WHAT THIS TASK INVOLVES →
Search the material for "matplotlib" and show all lines that contain it.

EXTRACTED MATERIAL →
★ ★ ★ ★ ★
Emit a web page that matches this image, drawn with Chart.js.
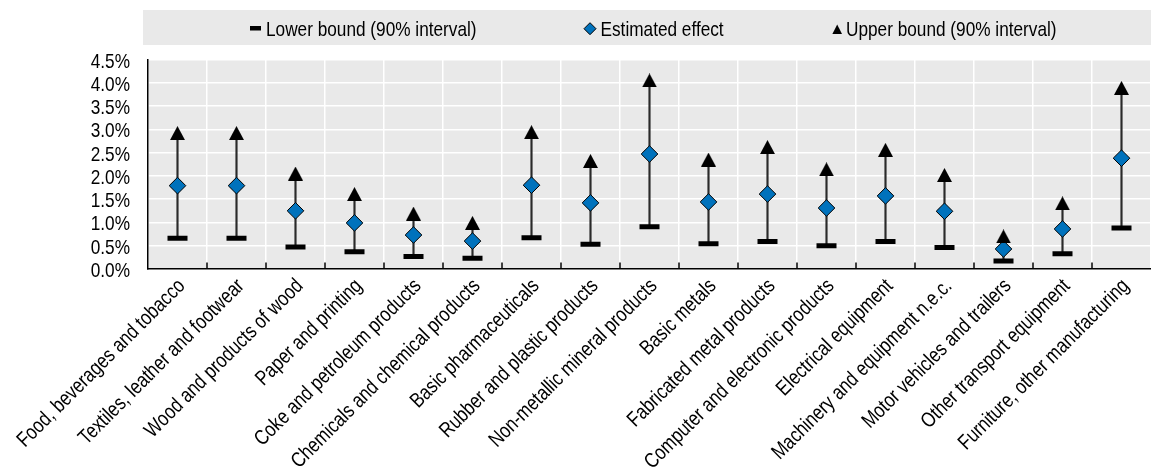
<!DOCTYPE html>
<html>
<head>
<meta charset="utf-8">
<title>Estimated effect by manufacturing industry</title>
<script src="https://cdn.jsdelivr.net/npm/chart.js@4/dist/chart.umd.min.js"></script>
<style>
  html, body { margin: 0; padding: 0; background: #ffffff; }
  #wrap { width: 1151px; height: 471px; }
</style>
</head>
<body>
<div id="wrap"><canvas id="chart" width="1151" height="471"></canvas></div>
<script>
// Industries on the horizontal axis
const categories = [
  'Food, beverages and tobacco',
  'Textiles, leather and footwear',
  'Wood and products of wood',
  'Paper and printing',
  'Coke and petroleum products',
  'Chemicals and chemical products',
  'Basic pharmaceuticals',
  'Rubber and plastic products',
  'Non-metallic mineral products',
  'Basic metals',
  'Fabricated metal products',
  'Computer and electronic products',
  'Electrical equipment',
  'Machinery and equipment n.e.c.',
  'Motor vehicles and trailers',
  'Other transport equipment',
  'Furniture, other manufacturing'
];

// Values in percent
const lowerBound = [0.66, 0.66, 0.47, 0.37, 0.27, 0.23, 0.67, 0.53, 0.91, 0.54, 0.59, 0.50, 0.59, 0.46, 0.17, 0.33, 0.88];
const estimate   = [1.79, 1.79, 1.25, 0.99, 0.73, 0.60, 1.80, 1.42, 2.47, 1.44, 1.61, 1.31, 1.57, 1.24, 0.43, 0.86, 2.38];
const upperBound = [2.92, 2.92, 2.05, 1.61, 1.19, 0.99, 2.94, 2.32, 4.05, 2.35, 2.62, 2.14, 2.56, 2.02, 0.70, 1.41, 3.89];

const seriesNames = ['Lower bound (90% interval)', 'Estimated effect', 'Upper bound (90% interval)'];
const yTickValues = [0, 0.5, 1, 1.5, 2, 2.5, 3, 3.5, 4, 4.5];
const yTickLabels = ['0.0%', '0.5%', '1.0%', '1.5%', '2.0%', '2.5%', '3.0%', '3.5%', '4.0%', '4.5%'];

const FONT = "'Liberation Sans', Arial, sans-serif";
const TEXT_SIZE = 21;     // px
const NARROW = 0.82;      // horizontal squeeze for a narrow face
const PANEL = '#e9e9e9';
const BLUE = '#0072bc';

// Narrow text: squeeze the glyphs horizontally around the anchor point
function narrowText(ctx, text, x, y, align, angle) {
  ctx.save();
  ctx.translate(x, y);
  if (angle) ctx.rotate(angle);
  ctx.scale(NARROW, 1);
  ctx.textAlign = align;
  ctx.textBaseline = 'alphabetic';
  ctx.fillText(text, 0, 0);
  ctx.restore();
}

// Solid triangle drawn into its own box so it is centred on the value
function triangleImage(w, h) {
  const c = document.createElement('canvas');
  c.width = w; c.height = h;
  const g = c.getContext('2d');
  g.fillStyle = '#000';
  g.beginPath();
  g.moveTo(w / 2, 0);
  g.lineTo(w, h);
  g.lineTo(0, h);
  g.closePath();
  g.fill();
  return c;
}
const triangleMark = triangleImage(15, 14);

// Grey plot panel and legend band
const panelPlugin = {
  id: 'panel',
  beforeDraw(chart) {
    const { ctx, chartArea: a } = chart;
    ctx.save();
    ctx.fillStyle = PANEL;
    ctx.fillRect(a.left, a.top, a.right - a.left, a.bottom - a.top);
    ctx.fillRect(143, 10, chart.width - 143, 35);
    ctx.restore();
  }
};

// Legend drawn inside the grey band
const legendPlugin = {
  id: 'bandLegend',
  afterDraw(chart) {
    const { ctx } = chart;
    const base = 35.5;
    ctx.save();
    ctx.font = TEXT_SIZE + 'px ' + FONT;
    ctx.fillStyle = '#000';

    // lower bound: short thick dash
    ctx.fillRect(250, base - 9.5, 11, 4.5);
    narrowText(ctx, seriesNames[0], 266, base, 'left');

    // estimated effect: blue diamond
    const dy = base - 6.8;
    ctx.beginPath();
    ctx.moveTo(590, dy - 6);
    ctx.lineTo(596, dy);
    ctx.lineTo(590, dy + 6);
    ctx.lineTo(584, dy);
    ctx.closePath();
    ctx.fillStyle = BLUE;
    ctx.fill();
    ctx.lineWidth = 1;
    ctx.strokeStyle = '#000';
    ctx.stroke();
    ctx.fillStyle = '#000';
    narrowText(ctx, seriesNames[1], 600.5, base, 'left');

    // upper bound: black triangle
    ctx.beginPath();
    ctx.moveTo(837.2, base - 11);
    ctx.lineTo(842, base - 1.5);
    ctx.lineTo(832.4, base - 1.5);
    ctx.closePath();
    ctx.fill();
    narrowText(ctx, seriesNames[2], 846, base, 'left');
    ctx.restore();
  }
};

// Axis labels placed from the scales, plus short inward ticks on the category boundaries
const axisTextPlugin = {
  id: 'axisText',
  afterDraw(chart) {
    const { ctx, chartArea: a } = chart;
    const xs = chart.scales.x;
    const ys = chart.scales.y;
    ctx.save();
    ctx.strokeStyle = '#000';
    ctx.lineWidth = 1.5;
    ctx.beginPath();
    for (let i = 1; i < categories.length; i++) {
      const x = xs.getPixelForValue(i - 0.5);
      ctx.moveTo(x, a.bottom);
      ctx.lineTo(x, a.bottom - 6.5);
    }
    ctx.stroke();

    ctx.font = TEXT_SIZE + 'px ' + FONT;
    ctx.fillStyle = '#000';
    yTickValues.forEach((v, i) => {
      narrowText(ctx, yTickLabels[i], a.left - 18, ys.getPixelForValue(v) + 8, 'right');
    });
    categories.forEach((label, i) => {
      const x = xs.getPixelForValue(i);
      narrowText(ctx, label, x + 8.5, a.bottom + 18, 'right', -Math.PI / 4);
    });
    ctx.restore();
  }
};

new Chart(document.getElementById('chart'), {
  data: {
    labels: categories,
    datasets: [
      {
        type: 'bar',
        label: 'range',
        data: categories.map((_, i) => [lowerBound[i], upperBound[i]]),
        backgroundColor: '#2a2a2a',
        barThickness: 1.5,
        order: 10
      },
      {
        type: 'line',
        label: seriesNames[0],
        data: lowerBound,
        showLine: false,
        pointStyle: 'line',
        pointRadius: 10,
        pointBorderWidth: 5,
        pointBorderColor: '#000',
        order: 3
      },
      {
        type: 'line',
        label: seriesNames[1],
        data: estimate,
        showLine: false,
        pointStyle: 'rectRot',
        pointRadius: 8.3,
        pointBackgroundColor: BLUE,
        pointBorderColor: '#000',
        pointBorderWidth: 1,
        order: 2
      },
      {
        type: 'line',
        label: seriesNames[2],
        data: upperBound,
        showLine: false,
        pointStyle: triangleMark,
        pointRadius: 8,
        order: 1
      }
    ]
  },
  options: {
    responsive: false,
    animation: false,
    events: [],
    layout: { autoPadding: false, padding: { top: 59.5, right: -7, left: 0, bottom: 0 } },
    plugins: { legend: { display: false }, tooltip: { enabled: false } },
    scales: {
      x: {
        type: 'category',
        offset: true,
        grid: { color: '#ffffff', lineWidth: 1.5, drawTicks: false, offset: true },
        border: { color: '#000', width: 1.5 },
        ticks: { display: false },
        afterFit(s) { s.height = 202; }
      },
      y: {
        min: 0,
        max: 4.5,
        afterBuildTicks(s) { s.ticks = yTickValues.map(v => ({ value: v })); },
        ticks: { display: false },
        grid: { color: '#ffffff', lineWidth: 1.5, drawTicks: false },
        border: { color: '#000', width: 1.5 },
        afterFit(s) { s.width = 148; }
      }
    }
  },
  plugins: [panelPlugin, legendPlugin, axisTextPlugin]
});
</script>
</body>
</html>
★ ★ ★ ★ ★
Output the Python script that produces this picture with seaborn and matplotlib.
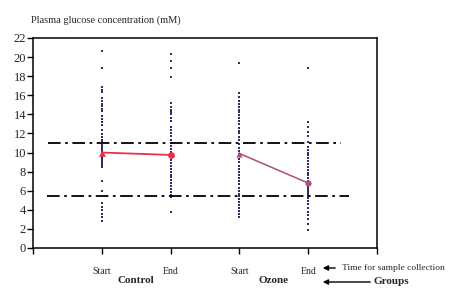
★ ★ ★ ★ ★
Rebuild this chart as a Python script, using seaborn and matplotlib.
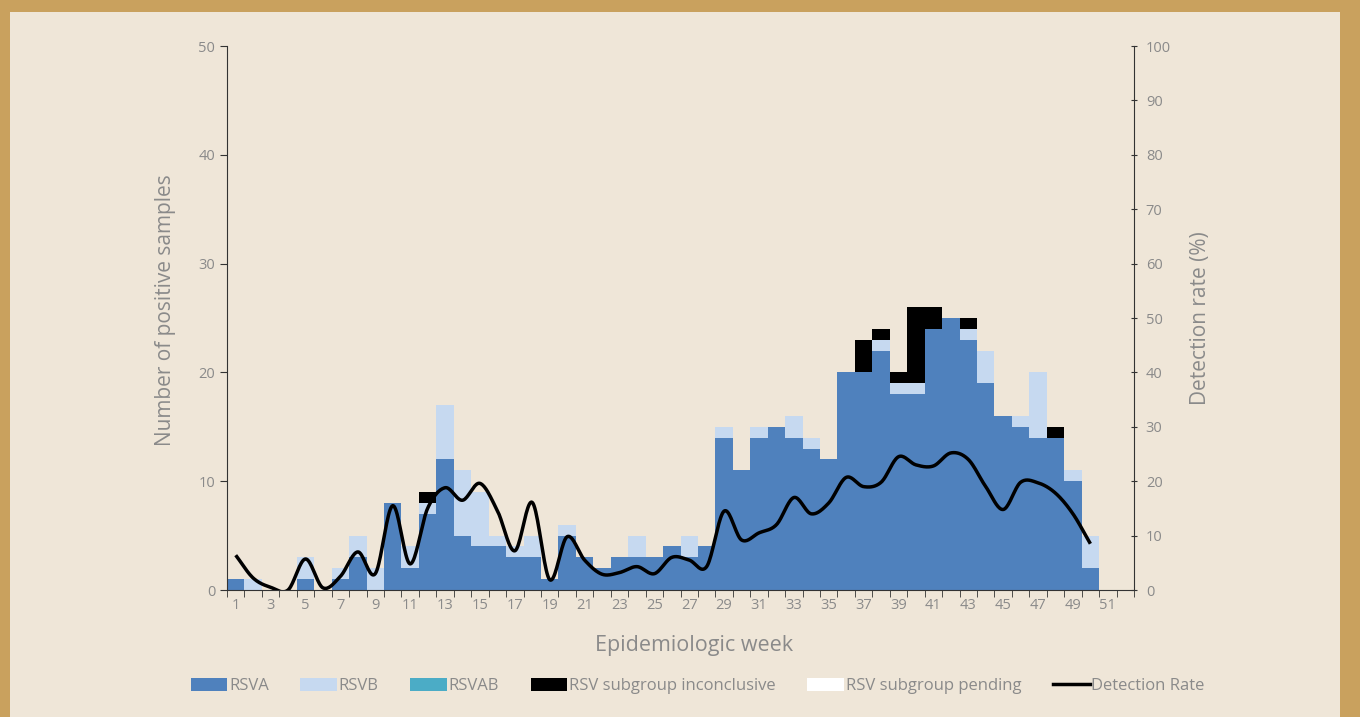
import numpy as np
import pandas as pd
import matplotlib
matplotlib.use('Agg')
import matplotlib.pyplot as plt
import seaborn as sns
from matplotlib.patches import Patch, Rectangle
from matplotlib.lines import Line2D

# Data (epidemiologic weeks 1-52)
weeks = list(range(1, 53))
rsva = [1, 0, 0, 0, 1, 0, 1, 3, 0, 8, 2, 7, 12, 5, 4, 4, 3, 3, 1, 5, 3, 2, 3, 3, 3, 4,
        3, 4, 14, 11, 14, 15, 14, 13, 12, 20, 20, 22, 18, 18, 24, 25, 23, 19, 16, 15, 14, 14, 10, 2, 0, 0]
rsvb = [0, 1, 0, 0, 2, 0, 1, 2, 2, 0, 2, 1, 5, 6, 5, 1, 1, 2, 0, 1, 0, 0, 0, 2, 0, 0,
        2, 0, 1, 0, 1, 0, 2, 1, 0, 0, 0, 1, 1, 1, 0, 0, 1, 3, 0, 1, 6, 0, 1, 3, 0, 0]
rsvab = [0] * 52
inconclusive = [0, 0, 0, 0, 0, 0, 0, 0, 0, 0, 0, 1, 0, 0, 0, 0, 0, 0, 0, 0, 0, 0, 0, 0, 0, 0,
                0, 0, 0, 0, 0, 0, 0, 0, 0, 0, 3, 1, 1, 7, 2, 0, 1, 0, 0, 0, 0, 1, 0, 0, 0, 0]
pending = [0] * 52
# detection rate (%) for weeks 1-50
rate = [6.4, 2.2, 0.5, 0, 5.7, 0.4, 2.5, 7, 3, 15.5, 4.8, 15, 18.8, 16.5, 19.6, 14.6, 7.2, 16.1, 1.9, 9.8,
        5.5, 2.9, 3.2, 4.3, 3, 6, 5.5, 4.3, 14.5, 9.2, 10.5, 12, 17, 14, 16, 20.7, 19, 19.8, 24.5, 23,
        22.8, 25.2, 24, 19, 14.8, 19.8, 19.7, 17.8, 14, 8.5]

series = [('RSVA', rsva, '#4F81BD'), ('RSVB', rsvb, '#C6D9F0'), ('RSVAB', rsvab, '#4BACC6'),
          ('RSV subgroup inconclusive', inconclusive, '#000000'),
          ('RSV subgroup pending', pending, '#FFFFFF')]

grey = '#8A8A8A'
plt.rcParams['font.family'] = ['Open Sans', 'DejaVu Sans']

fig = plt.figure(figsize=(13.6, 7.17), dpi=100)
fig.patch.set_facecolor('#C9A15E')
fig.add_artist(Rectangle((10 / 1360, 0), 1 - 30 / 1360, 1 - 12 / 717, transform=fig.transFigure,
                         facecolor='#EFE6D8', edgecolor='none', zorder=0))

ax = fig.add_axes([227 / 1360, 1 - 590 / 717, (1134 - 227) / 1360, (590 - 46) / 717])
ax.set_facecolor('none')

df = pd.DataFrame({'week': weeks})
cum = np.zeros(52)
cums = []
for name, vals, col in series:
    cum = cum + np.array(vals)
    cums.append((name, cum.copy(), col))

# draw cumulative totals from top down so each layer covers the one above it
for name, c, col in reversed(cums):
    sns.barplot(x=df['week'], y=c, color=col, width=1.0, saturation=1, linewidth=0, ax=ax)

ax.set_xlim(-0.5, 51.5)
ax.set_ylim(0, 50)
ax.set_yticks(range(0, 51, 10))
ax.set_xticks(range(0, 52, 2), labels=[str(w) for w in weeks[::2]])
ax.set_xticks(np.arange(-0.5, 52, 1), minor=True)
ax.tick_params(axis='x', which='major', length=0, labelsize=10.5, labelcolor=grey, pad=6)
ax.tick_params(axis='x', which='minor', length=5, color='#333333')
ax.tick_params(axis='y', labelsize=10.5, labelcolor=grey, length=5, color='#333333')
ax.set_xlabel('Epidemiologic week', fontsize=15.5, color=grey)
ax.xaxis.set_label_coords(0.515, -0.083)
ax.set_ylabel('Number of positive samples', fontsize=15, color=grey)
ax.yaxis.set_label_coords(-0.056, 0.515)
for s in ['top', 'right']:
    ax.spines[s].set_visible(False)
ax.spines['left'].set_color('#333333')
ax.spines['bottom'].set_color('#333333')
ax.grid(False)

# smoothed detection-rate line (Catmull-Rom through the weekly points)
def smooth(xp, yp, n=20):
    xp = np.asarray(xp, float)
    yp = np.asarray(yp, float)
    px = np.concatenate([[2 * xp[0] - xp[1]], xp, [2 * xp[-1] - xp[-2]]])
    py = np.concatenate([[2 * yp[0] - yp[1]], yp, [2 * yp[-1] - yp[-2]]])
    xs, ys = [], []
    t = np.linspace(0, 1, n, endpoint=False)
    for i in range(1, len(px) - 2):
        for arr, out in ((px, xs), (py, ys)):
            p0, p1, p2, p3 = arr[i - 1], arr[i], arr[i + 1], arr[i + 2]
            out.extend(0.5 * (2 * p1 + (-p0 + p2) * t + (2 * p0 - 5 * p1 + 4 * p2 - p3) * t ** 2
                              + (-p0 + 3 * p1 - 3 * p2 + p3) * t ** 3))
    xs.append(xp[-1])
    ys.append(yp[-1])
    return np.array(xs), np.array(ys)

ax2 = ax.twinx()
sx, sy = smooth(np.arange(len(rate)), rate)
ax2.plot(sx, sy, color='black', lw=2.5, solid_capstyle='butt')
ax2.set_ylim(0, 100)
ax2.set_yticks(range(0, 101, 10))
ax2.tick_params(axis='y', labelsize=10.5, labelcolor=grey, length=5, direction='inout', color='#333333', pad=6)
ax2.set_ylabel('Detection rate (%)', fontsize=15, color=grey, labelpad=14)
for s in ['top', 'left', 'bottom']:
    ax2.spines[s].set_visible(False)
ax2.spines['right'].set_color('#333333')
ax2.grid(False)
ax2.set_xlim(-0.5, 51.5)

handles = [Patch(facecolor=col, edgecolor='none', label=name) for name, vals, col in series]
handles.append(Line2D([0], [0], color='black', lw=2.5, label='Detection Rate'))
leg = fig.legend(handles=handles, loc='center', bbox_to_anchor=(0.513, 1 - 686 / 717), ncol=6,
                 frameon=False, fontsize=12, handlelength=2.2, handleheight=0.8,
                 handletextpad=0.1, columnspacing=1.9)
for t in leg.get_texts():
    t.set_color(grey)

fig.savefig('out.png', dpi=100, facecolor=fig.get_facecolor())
★ ★ ★ ★ ★
WRITTEN ANSWER →
Output the Python script that produces this picture with seaborn and matplotlib.
Rebuild this chart as a Python script, using seaborn and matplotlib.
import matplotlib
matplotlib.use('Agg')
import matplotlib.pyplot as plt
from matplotlib.patches import Patch, Rectangle
from matplotlib.lines import Line2D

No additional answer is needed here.